15 killed in Bihar caste violence

Our Correspondent in Patna

Fifteen persons were killed in two separate incidents of caste violence in Nawada district of central Bihar last night.

The killings come eight days after the massacre of six Yadavs by Bhumihars in Rajobigha village in the same district.

In the first incident in Kashichak village, 12 people were killed and five injured in a late night attack. In another incident, three Yadavs were abducted and their bodies were abandoned in a nearby village.

Though it is not clear who is responsible for the massacres, initial reports suggest that it may be a retaliatory act. Top administrative and police officials have reached the village and Rashtriya Janata Dal chief Laloo Prasad Yadav is expected to visit the village later.

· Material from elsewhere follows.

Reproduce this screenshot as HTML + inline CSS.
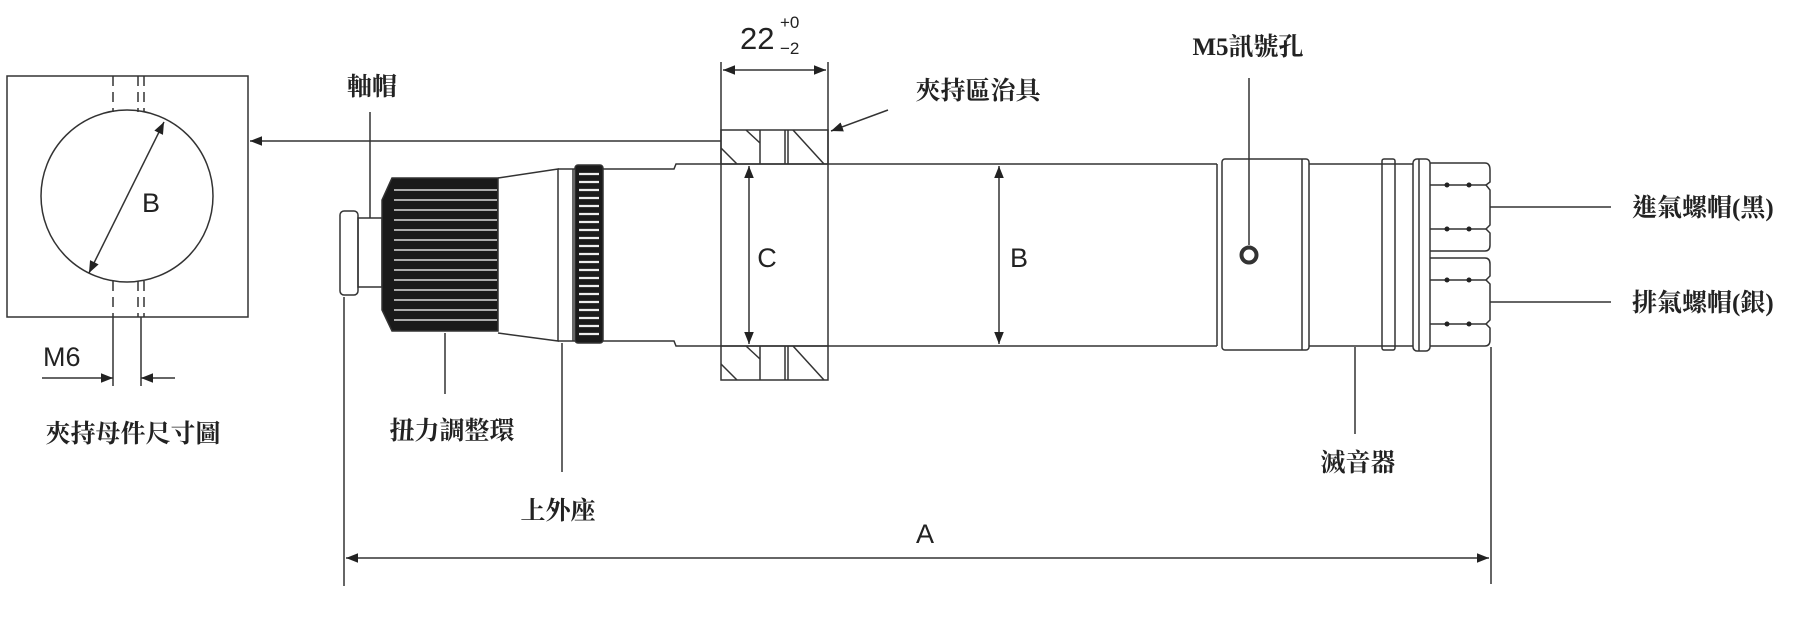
<!DOCTYPE html>
<html><head><meta charset="utf-8"><style>
html,body{margin:0;padding:0;background:#fff}
svg{display:block}
.cj{font-family:"Liberation Serif","Noto Serif CJK TC","Noto Serif CJK SC",serif;font-weight:bold;fill:#222}
.lt{font-family:"Liberation Sans","DejaVu Sans",sans-serif;fill:#222}
</style></head><body>
<svg width="1806" height="624" viewBox="0 0 1806 624" xmlns="http://www.w3.org/2000/svg">
<defs>
<marker id="ar" viewBox="0 0 10 10" refX="10" refY="5" markerWidth="12" markerHeight="12" markerUnits="userSpaceOnUse" orient="auto-start-reverse"><path d="M0,1 L10,5 L0,9 z" fill="#222"/></marker>
</defs>
<g stroke="#333" stroke-width="1.5" fill="none">
<!-- left box -->
<rect x="7" y="76" width="241" height="241"/>
<circle cx="127" cy="196" r="86"/>
<g stroke-dasharray="10,6">
<line x1="113" y1="76" x2="113" y2="112"/>
<line x1="138" y1="76" x2="138" y2="112"/>
<line x1="144" y1="76" x2="144" y2="112"/>
<line x1="113" y1="281" x2="113" y2="317"/>
<line x1="138" y1="281" x2="138" y2="317"/>
<line x1="144" y1="281" x2="144" y2="317"/>
</g>
<line x1="113" y1="317" x2="113" y2="386"/>
<line x1="141" y1="317" x2="141" y2="386"/>
<line x1="89" y1="273" x2="164" y2="122" marker-start="url(#ar)" marker-end="url(#ar)"/>
<line x1="42" y1="378" x2="113" y2="378" marker-end="url(#ar)"/>
<line x1="175" y1="378" x2="141" y2="378" marker-end="url(#ar)"/>
<!-- arrow to box -->
<line x1="721" y1="141" x2="250" y2="141" marker-end="url(#ar)"/>
<!-- cap leader -->
<line x1="370" y1="112" x2="370" y2="218"/>
<!-- cap -->
<rect x="340" y="211" width="18" height="84" rx="4"/>
<rect x="358" y="218" width="24" height="69"/>
<!-- knob -->
<path d="M392,178 L498,178 L498,331 L392,331 L382,310 L382,200 z" fill="#1a1a1a"/>
</g>
<g stroke="#ddd" stroke-width="1.6">
<line x1="394" y1="190" x2="497" y2="190"/><line x1="394" y1="200" x2="497" y2="200"/><line x1="394" y1="210" x2="497" y2="210"/><line x1="394" y1="220" x2="497" y2="220"/><line x1="394" y1="230" x2="497" y2="230"/><line x1="394" y1="240" x2="497" y2="240"/><line x1="394" y1="250" x2="497" y2="250"/><line x1="394" y1="260" x2="497" y2="260"/><line x1="394" y1="270" x2="497" y2="270"/><line x1="394" y1="280" x2="497" y2="280"/><line x1="394" y1="290" x2="497" y2="290"/><line x1="394" y1="300" x2="497" y2="300"/><line x1="394" y1="310" x2="497" y2="310"/><line x1="394" y1="320" x2="497" y2="320"/>
</g>
<g stroke="#333" stroke-width="1.5" fill="none">
<path d="M498,178 L558,169 L558,341 L498,333"/>
<line x1="573" y1="169" x2="573" y2="341"/>
<line x1="558" y1="169" x2="575" y2="169"/><line x1="558" y1="341" x2="575" y2="341"/>
<rect x="575" y="165" width="28" height="178" rx="3" fill="#1a1a1a"/>
</g>
<g stroke="#eee" stroke-width="2.2">
<line x1="579" y1="174" x2="599" y2="174"/><line x1="579" y1="182" x2="599" y2="182"/><line x1="579" y1="190" x2="599" y2="190"/><line x1="579" y1="198" x2="599" y2="198"/><line x1="579" y1="206" x2="599" y2="206"/><line x1="579" y1="214" x2="599" y2="214"/><line x1="579" y1="222" x2="599" y2="222"/><line x1="579" y1="230" x2="599" y2="230"/><line x1="579" y1="238" x2="599" y2="238"/><line x1="579" y1="246" x2="599" y2="246"/><line x1="579" y1="254" x2="599" y2="254"/><line x1="579" y1="262" x2="599" y2="262"/><line x1="579" y1="270" x2="599" y2="270"/><line x1="579" y1="278" x2="599" y2="278"/><line x1="579" y1="286" x2="599" y2="286"/><line x1="579" y1="294" x2="599" y2="294"/><line x1="579" y1="302" x2="599" y2="302"/><line x1="579" y1="310" x2="599" y2="310"/><line x1="579" y1="318" x2="599" y2="318"/><line x1="579" y1="326" x2="599" y2="326"/><line x1="579" y1="334" x2="599" y2="334"/>
</g>
<g stroke="#333" stroke-width="1.5" fill="none">
<!-- body -->
<path d="M603,169 L674,169 L676,164 L1217,164"/>
<path d="M603,341 L674,341 L676,346 L1217,346"/>
<line x1="1217" y1="164" x2="1217" y2="346"/>
<!-- jig -->
<rect x="721" y="130" width="107" height="34"/>
<rect x="721" y="346" width="107" height="34"/>
<line x1="760" y1="130" x2="760" y2="164"/><line x1="785" y1="130" x2="785" y2="164"/><line x1="788" y1="130" x2="788" y2="164"/>
<line x1="760" y1="346" x2="760" y2="380"/><line x1="785" y1="346" x2="785" y2="380"/><line x1="788" y1="346" x2="788" y2="380"/>
<line x1="746" y1="130" x2="760" y2="143"/><line x1="721" y1="148" x2="737" y2="164"/><line x1="793" y1="130" x2="824" y2="164"/>
<line x1="746" y1="346" x2="760" y2="359"/><line x1="721" y1="364" x2="737" y2="380"/><line x1="793" y1="346" x2="824" y2="380"/>
<line x1="721" y1="62" x2="721" y2="130"/><line x1="828" y1="62" x2="828" y2="346"/>
<line x1="721" y1="130" x2="721" y2="346"/>
<line x1="723" y1="70" x2="826" y2="70" marker-start="url(#ar)" marker-end="url(#ar)"/>
<line x1="888" y1="110" x2="831" y2="131" marker-end="url(#ar)"/>
<!-- C dim -->
<line x1="749" y1="166" x2="749" y2="344" marker-start="url(#ar)" marker-end="url(#ar)"/>
<!-- B dim -->
<line x1="999" y1="166" x2="999" y2="344" marker-start="url(#ar)" marker-end="url(#ar)"/>
<!-- leaders -->
<line x1="445" y1="333" x2="445" y2="394"/>
<line x1="562" y1="343" x2="562" y2="472"/>
<!-- A dim -->
<line x1="344" y1="297" x2="344" y2="586"/>
<line x1="1491" y1="347" x2="1491" y2="584"/>
<line x1="346" y1="558" x2="1489" y2="558" marker-start="url(#ar)" marker-end="url(#ar)"/>
<!-- collar -->
<rect x="1222" y="159" width="87" height="191" rx="3"/>
<line x1="1302" y1="159" x2="1302" y2="350"/>
<line x1="1249" y1="78" x2="1249" y2="245"/>
<circle cx="1249" cy="255" r="7.5" stroke-width="4"/>
<!-- muffler -->
<line x1="1309" y1="164" x2="1413" y2="164"/><line x1="1309" y1="346" x2="1413" y2="346"/>
<rect x="1382" y="159" width="13" height="191" rx="2"/>
<rect x="1413" y="159" width="17" height="192" rx="4"/>
<line x1="1419" y1="159" x2="1419" y2="351"/>
<line x1="1355" y1="347" x2="1355" y2="434"/>
<!-- nuts -->
<path d="M1430,163 L1485,163 Q1490,163 1490,170 L1490,182 L1486,185 L1490,190 L1490,225 L1486,229 L1490,233 L1490,245 Q1490,251 1485,251 L1430,251"/>
<path d="M1430,258 L1485,258 Q1490,258 1490,264 L1490,276 L1486,280 L1490,284 L1490,320 L1486,324 L1490,328 L1490,340 Q1490,346 1485,346 L1430,346"/>
<line x1="1430" y1="185" x2="1486" y2="185"/><line x1="1430" y1="229" x2="1486" y2="229"/>
<line x1="1430" y1="280" x2="1486" y2="280"/><line x1="1430" y1="324" x2="1486" y2="324"/>
<line x1="1490" y1="207" x2="1611" y2="207"/>
<line x1="1490" y1="302" x2="1611" y2="302"/>
</g>
<g fill="#222">
<circle cx="1447" cy="185" r="2.5"/><circle cx="1469" cy="185" r="2.5"/><circle cx="1447" cy="229" r="2.5"/><circle cx="1469" cy="229" r="2.5"/>
<circle cx="1447" cy="280" r="2.5"/><circle cx="1469" cy="280" r="2.5"/><circle cx="1447" cy="324" r="2.5"/><circle cx="1469" cy="324" r="2.5"/>
</g>
<!-- text -->
<g class="lt" font-size="27">
<text x="151" y="212" text-anchor="middle">B</text>
<text x="767" y="267" text-anchor="middle">C</text>
<text x="1019" y="267" text-anchor="middle">B</text>
<text x="925" y="543" text-anchor="middle">A</text>
<text x="43" y="366">M6</text>
<text x="740" y="49" font-size="31">22</text>
<text x="780" y="28" font-size="17">+0</text>
<text x="780" y="54" font-size="17">−2</text>
</g>
<g class="cj" font-size="25">
<text x="133" y="442" text-anchor="middle">夾持母件尺寸圖</text>
<text x="372" y="95" text-anchor="middle">軸帽</text>
<text x="978" y="99" text-anchor="middle">夾持區治具</text>
<text x="452" y="439" text-anchor="middle">扭力調整環</text>
<text x="558" y="519" text-anchor="middle">上外座</text>
<text x="1248" y="55" text-anchor="middle">M5訊號孔</text>
<text x="1358" y="471" text-anchor="middle">滅音器</text>
<text x="1632" y="216">進氣螺帽(黑)</text>
<text x="1632" y="311">排氣螺帽(銀)</text>
</g>
</svg>
</body></html>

Incidentally, the killings took place less than a week after a major administrative and police shake up in the state. In fact, both the district magistrate and superintendent of police of Nawada were transferred after the June 3 killing. In the last fortnight about 30 persons, mostly Yadavs and Bhumihars, have been killed in the district.

Nawada is notorious for caste violence between Bhumihars and Yadavs. The district has a very high concentration of Bhumihars, Dalits and Yadavs. As elsewhere in the state, in the early 1990s the Bhumihars started losing their grip in rural pockets. Gradually the Yadavs started challenging them, thus exacerbating the already existing social tension. The worst affected area is the Warisaliganj assembly segment of Nawada, where most of the killings have taken place.

The cause of the tension is a sugar mill in Warisaliganj, which has been closed for several years rendering many people unemployed. The area was once a left bastion with the Communist Party of India winning the Nawada parliamentary seat till 1991. However, the RJD now holds the seat.

But Bhumihars managed to retain their hold in Warisaliganj, when they sent the leader of Congress legislative party, Ramashray Prasad Singh, to the state assembly in the 1995 election. But the Congress' flirtation with the RJD irked them. In the February assembly election they elected independent candidate Aruna Devi, wife of notorious outlaw Akhliesh Singh. Another independent, Aditya Singh, also a Bhumihar, won from the Narhat segment of Nawada.

The Rajobigha killings may have been purely political. The Yadavs of that village voted against Aruna Devi, thus they were punished. If last night killings are a retaliatory act, it means a new headache for the state government. Political observers feel that the caste conflict will not be easy to contain. Nawada has emerged as another tinderbox in violence-prone central Bihar.